古典を読んで考えるブログ

東洋古典を中心に読んでいって、日常起こる出来事とつなぎ合わせて考えるブログです。

信、義に近ければ言復むべきなり ~ベターの積み重ねがベストにつながる

今日は義理のご両親にオーボンヴュータンのシュークリームを購入。オーボンヴュータン(Au bon vieux temps)は「古き良き時代に」という意味。・・・の割に価格が超ハイレベルでびっくり。自分用には買えませんな。。

さて、今日の章は解釈がいっぱいあって、ちょっと難しいです。

 

有子曰く、信、義に近づけば、言ゲンむべきなり。

キョウ、礼に近づけば、恥辱に遠ざかる。

インも其の親シンを失はざれば、亦マタ宗とすべきなり。

論語‐学而一‐13)

 

【解釈】

約束(信)は、それがまさしく人の道である、正義であるといえれば問題ないけれども、まあそれが道義に近づくようなものであれば履行してもよいでしょう。

表敬も、まさに礼儀作法に則って完璧であれば勿論よいけれども、まあそこそこ礼儀にかなっていれば恥を受けることは少ないと言えます。

人に頼ることも、いや勿論独立独歩でやっていくにこしたことはありませんが、その情義・友情の範囲におさまっているのであれば、それはまた大切にしてよいものだと思います。

要するに、物事にベスト有り、セカンドベスト有り、ということで、常に完璧を追い求めて何もできないよりは、少しでもベターを積み重ねた方が最善に近づいていけると考えるのです。

 

イチローの話で面白いことを聞いたことがあります。

「目標は高すぎるとダメ」だそうです。「目標が高すぎて手に届かなかったらどうするんですか。そこで諦めてしまうでしょう。それは目標としておかしいんじゃないですか。まず自分がクリアできるところに目標を設定して、それをクリアできたら次の目標を立てればいい。」これは重要な指摘です。

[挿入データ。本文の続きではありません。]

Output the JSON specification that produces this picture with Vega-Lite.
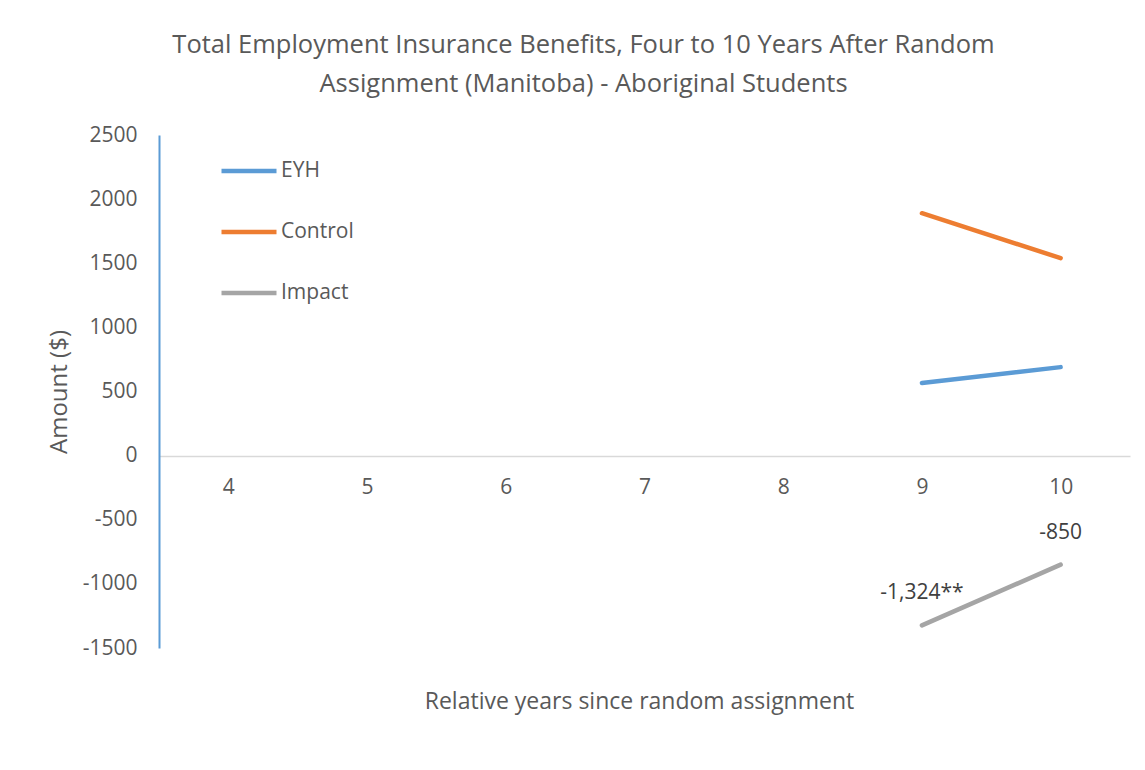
{
  "$schema": "https://vega.github.io/schema/vega-lite/v6.json",
  "width": 971,
  "height": 513,
  "autosize": {"type": "none"},
  "padding": {"left": 159, "top": 135, "right": 15, "bottom": 122},
  "background": "white",
  "title": {
    "text": ["Total Employment Insurance Benefits, Four to 10 Years After Random", "Assignment (Manitoba) - Aboriginal Students"],
    "font": "Open Sans",
    "fontSize": 25.5,
    "fontWeight": "normal",
    "color": "#595959",
    "lineHeight": 39,
    "anchor": "middle",
    "dx": -61,
    "offset": 27
  },
  "config": {
    "view": {"stroke": null},
    "font": "Open Sans"
  },
  "data": {
    "values": [
      {"year": "4", "series": "EYH", "value": null, "label": null},
      {"year": "5", "series": "EYH", "value": null, "label": null},
      {"year": "6", "series": "EYH", "value": null, "label": null},
      {"year": "7", "series": "EYH", "value": null, "label": null},
      {"year": "8", "series": "EYH", "value": null, "label": null},
      {"year": "9", "series": "EYH", "value": 566, "label": null},
      {"year": "10", "series": "EYH", "value": 690, "label": null},
      {"year": "9", "series": "Control", "value": 1890, "label": null},
      {"year": "10", "series": "Control", "value": 1540, "label": null},
      {"year": "9", "series": "Impact", "value": -1324, "label": "-1,324**"},
      {"year": "10", "series": "Impact", "value": -850, "label": "-850"}
    ]
  },
  "encoding": {
    "x": {
      "field": "year",
      "type": "ordinal",
      "sort": ["4", "5", "6", "7", "8", "9", "10"],
      "scale": {"type": "point", "padding": 0.5, "domain": ["4", "5", "6", "7", "8", "9", "10"]},
      "axis": {
        "title": "Relative years since random assignment",
        "offset": -192,
        "domainColor": "#d9d9d9",
        "domainWidth": 1.5,
        "ticks": false,
        "labelAngle": 0,
        "labelPadding": 20,
        "labelFontSize": 21,
        "labelColor": "#595959",
        "labelFont": "Open Sans",
        "titleFont": "Open Sans",
        "titleFontSize": 23,
        "titleFontWeight": "normal",
        "titleColor": "#595959",
        "titleX": 480,
        "titleY": 234,
        "grid": false
      }
    },
    "y": {
      "field": "value",
      "type": "quantitative",
      "scale": {"domain": [-1500, 2500], "nice": false, "zero": false},
      "axis": {
        "title": "Amount ($)",
        "values": [-1500, -1000, -500, 0, 500, 1000, 1500, 2000, 2500],
        "labelExpr": "'' + datum.value",
        "domainColor": "#5b9bd5",
        "domainWidth": 2,
        "ticks": false,
        "grid": false,
        "labelPadding": 22,
        "labelFontSize": 21,
        "labelColor": "#595959",
        "labelFont": "Open Sans",
        "titleFont": "Open Sans",
        "titleFontSize": 24,
        "titleFontWeight": "normal",
        "titleColor": "#595959",
        "titlePadding": 11
      }
    }
  },
  "layer": [
    {
      "mark": {"type": "line", "strokeWidth": 4.5, "strokeCap": "round"},
      "encoding": {
        "color": {
          "field": "series",
          "type": "nominal",
          "scale": {"domain": ["EYH", "Control", "Impact"], "range": ["#5b9bd5", "#ed7d31", "#a5a5a5"]},
          "legend": {
            "title": null,
            "orient": "none",
            "legendX": 60,
            "legendY": 6,
            "symbolType": "stroke",
            "symbolSize": 3025,
            "symbolStrokeWidth": 4.5,
            "labelFontSize": 21,
            "labelColor": "#595959",
            "labelFont": "Open Sans",
            "labelOffset": 2,
            "rowPadding": 21
          }
        }
      }
    },
    {
      "transform": [{"filter": "datum.label != null"}],
      "mark": {"type": "text", "dy": -32, "fontSize": 21, "color": "#404040", "font": "Open Sans"},
      "encoding": {"text": {"field": "label"}}
    }
  ]
}
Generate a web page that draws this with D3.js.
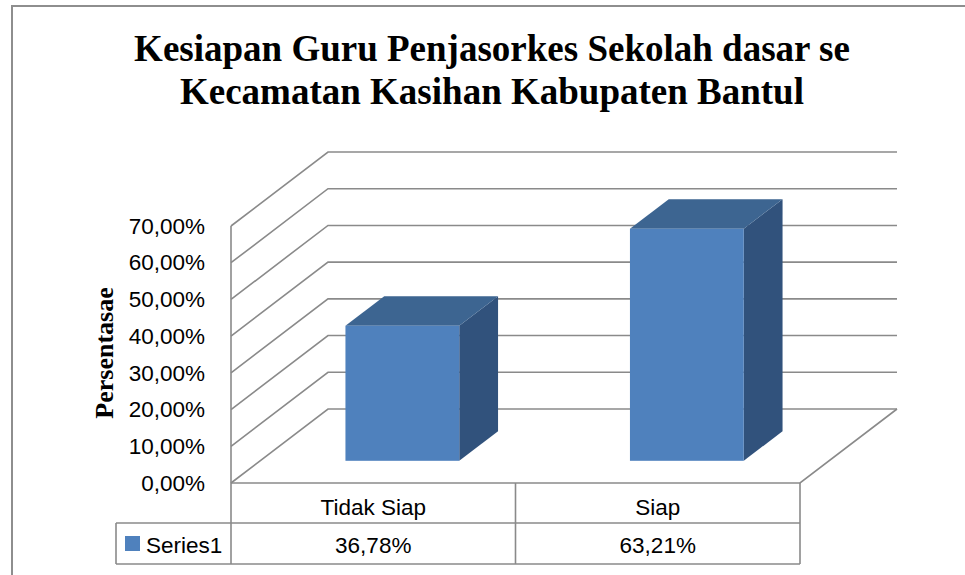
<!DOCTYPE html>
<html>
<head>
<meta charset="utf-8">
<script src="https://cdn.jsdelivr.net/npm/d3@7"></script>
<style>
  html, body { margin: 0; padding: 0; background: #fff; }
  svg { display: block; }
</style>
</head>
<body>
<svg id="chart" width="965" height="575"></svg>
<script>
const categories = ["Tidak Siap", "Siap"];
const seriesName = "Series1";
const values = [0.3678, 0.6321];
const valueLabels = ["36,78%", "63,21%"];
const yTicks = [0, 0.1, 0.2, 0.3, 0.4, 0.5, 0.6, 0.7];
const titleLines = ["Kesiapan Guru Penjasorkes Sekolah dasar se", "Kecamatan Kasihan Kabupaten Bantul"];
const yTitle = "Persentasae";

const svg = d3.select("#chart");
const W = 965, H = 575;

// layout
const frontLeft = 231, frontRight = 800;
const floorY = 483;
const depthDX = 97, depthDY = -74;
const gridColor = "#8a8a8a";

const y = d3.scaleLinear().domain([0, 0.7]).range([floorY, 226]);
const xBar = d3.scaleBand().domain(categories).range([frontLeft, frontRight]).paddingInner(0.6).paddingOuter(0.3);
const xCat = d3.scaleBand().domain(categories).range([frontLeft, frontRight]).padding(0);

const proj = (x, v, d) => [x + d * depthDX, y(v) + d * depthDY];

// outer border
svg.append("rect").attr("x", 12).attr("y", 6).attr("width", W + 10).attr("height", H + 10)
  .attr("fill", "none").attr("stroke", "#8e8e8e").attr("stroke-width", 2);

// title
const title = svg.append("text").attr("text-anchor", "middle")
  .attr("font-family", "'Liberation Serif', 'Times New Roman', serif")
  .attr("font-weight", "bold").attr("font-size", 37).attr("fill", "#000");
titleLines.forEach((t, i) => {
  title.append("tspan").attr("x", 492).attr("y", 61 + i * 43).text(t);
});

// walls: side wall diagonals and back gridlines
const grid = svg.append("g").attr("fill", "none").attr("stroke", gridColor).attr("stroke-width", 1.6);
yTicks.forEach(v => {
  const p0 = proj(frontLeft, v, 0), p1 = proj(frontLeft, v, 1), p2 = proj(frontRight, v, 1);
  grid.append("path").attr("d", d3.line()([p0, p1, p2]));
});
// front-left vertical edge
grid.append("line").attr("x1", frontLeft).attr("x2", frontLeft).attr("y1", y(0.7)).attr("y2", floorY);
// floor
{
  const a = proj(frontLeft, 0, 0), b = proj(frontRight, 0, 0), c = proj(frontRight, 0, 1);
  grid.append("path").attr("d", d3.line()([a, b, c]));
}

// y axis labels
const yAxis = d3.axisLeft(y).tickValues(yTicks).tickSize(0).tickPadding(26)
  .tickFormat(d => (d * 100).toFixed(2).replace(".", ",") + "%");
const ya = svg.append("g").attr("transform", `translate(${frontLeft},0)`).call(yAxis);
ya.select(".domain").remove();
ya.selectAll("text").attr("font-family", "'Liberation Sans', Arial, sans-serif")
  .attr("font-size", 22.5).attr("fill", "#000");

// y title
svg.append("text").attr("transform", "translate(113,353) rotate(-90)")
  .attr("text-anchor", "middle")
  .attr("font-family", "'Liberation Serif', 'Times New Roman', serif")
  .attr("font-weight", "bold").attr("font-size", 26).attr("fill", "#000").text(yTitle);

// bars
const dFront = 0.3, dBack = 0.7;
const bars = svg.append("g");
categories.forEach((c, i) => {
  const v = values[i];
  const x0 = xBar(c), x1 = xBar(c) + xBar.bandwidth();
  const g = bars.append("g");
  // side
  g.append("path").attr("fill", "#31527c").attr("d", d3.line()([
    proj(x1, 0, dFront), proj(x1, 0, dBack), proj(x1, v, dBack), proj(x1, v, dFront)
  ]) + "Z");
  // top
  g.append("path").attr("fill", "#3d6591").attr("d", d3.line()([
    proj(x0, v, dFront), proj(x1, v, dFront), proj(x1, v, dBack), proj(x0, v, dBack)
  ]) + "Z");
  // front
  const a = proj(x0, v, dFront), b = proj(x1, 0, dFront);
  g.append("rect").attr("x", a[0]).attr("y", a[1]).attr("width", b[0] - a[0]).attr("height", b[1] - a[1])
    .attr("fill", "#4f81bd");
});

// data table
const tTop = floorY, tMid = 523, tBot = 564, legLeft = 116;
const tbl = svg.append("g").attr("stroke", gridColor).attr("stroke-width", 1.6).attr("fill", "none");
tbl.append("line").attr("x1", legLeft).attr("x2", frontRight).attr("y1", tMid).attr("y2", tMid);
tbl.append("line").attr("x1", legLeft).attr("x2", frontRight).attr("y1", tBot).attr("y2", tBot);
tbl.append("line").attr("x1", legLeft).attr("x2", legLeft).attr("y1", tMid).attr("y2", tBot);
categories.forEach(c => {
  tbl.append("line").attr("x1", xCat(c)).attr("x2", xCat(c)).attr("y1", tTop).attr("y2", tBot);
});
tbl.append("line").attr("x1", frontRight).attr("x2", frontRight).attr("y1", tTop).attr("y2", tBot);

const tf = "'Liberation Sans', Arial, sans-serif";
categories.forEach((c, i) => {
  const cx = xCat(c) + xCat.bandwidth() / 2;
  svg.append("text").attr("x", cx).attr("y", 515).attr("text-anchor", "middle")
    .attr("font-family", tf).attr("font-size", 22.5).attr("fill", "#000").text(c);
  svg.append("text").attr("x", cx).attr("y", 553).attr("text-anchor", "middle")
    .attr("font-family", tf).attr("font-size", 22.5).attr("fill", "#000").text(valueLabels[i]);
});
svg.append("rect").attr("x", 125).attr("y", 536).attr("width", 15).attr("height", 15).attr("fill", "#4f81bd");
svg.append("text").attr("x", 146).attr("y", 553).attr("font-family", tf).attr("font-size", 22.5)
  .attr("fill", "#000").text(seriesName);
</script>
</body>
</html>
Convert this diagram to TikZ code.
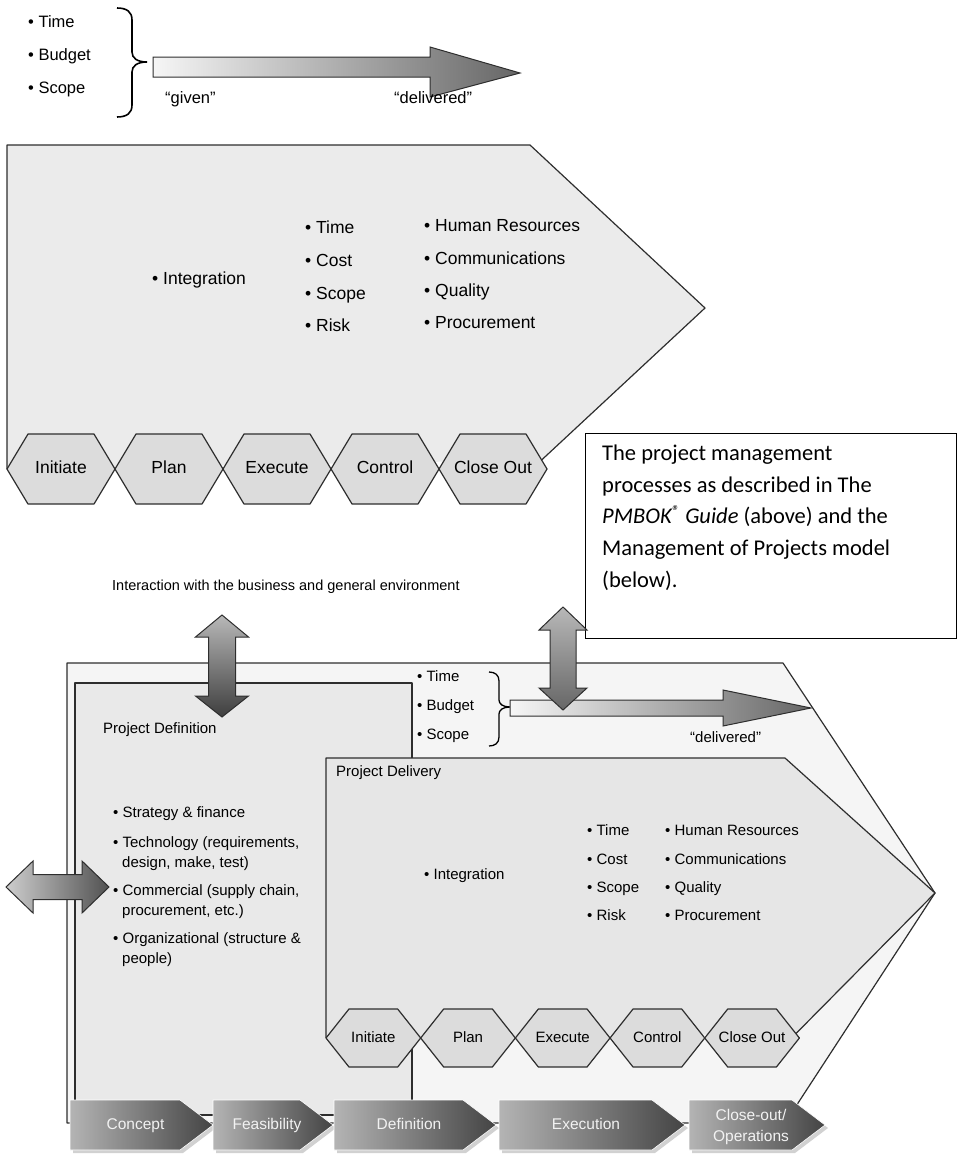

一方で、何か練習をする時は必ず明確に目標を持つこと、目標がないのに練習しても意味がない、それならいっそ身体を休めたりリフレッシュする方がよい、というわけです(『致知』2015年3月号 pp.54-58)

私も銀行員だった頃に「一日一工夫」を心がけていました。イチローほど徹底できていなかったのは反省ですが、ファイルのしまい方でもいい、印刷の仕方でもいい、電話メモの置き方でもいいので、何か一日一工夫しようと決めて、それを毎日やれば一年後には365個の工夫になり、それは他の人との大きな違いになります。また、その工夫を考える過程でまた色々なことを学ぶので、思考が深くなる気がします。

多くの場合、ゼロかイチか、あるいは思い立ったら吉日で始めてはみるけれど三日坊主で続かない、ということがよくあります。本当は三日坊主でやめても五日目から再開すればいいのに、それができない。そしてゼロに戻っていく繰り返しです。

そう考えると、人はそんなに完璧でいられるわけでもないし、初めからできるわけでもない、人に頼ってもいいし、目標は低くてもいい、でも継続して毎日目標を決めて実行し続けること、この心がけがとんでもない差を生むのでしょう。

 

田中真澄さんが講演で、3種類の凡人の説明をされていました。

  • 少し頑張る凡人(=1.01)
  • 普通の凡人(=1)
  • 少し怠ける凡人(=0.99)

これを100乗すると、なんと少し頑張る凡人は2.7になり、少し怠ける凡人は0.37になってしまいます。1を1.01にするには少しの目標を持つことが大切です。手の届く範囲でいいと思います。それを続けていくこと、諦めないことが自分の成長につながるように思って今日も頑張ります。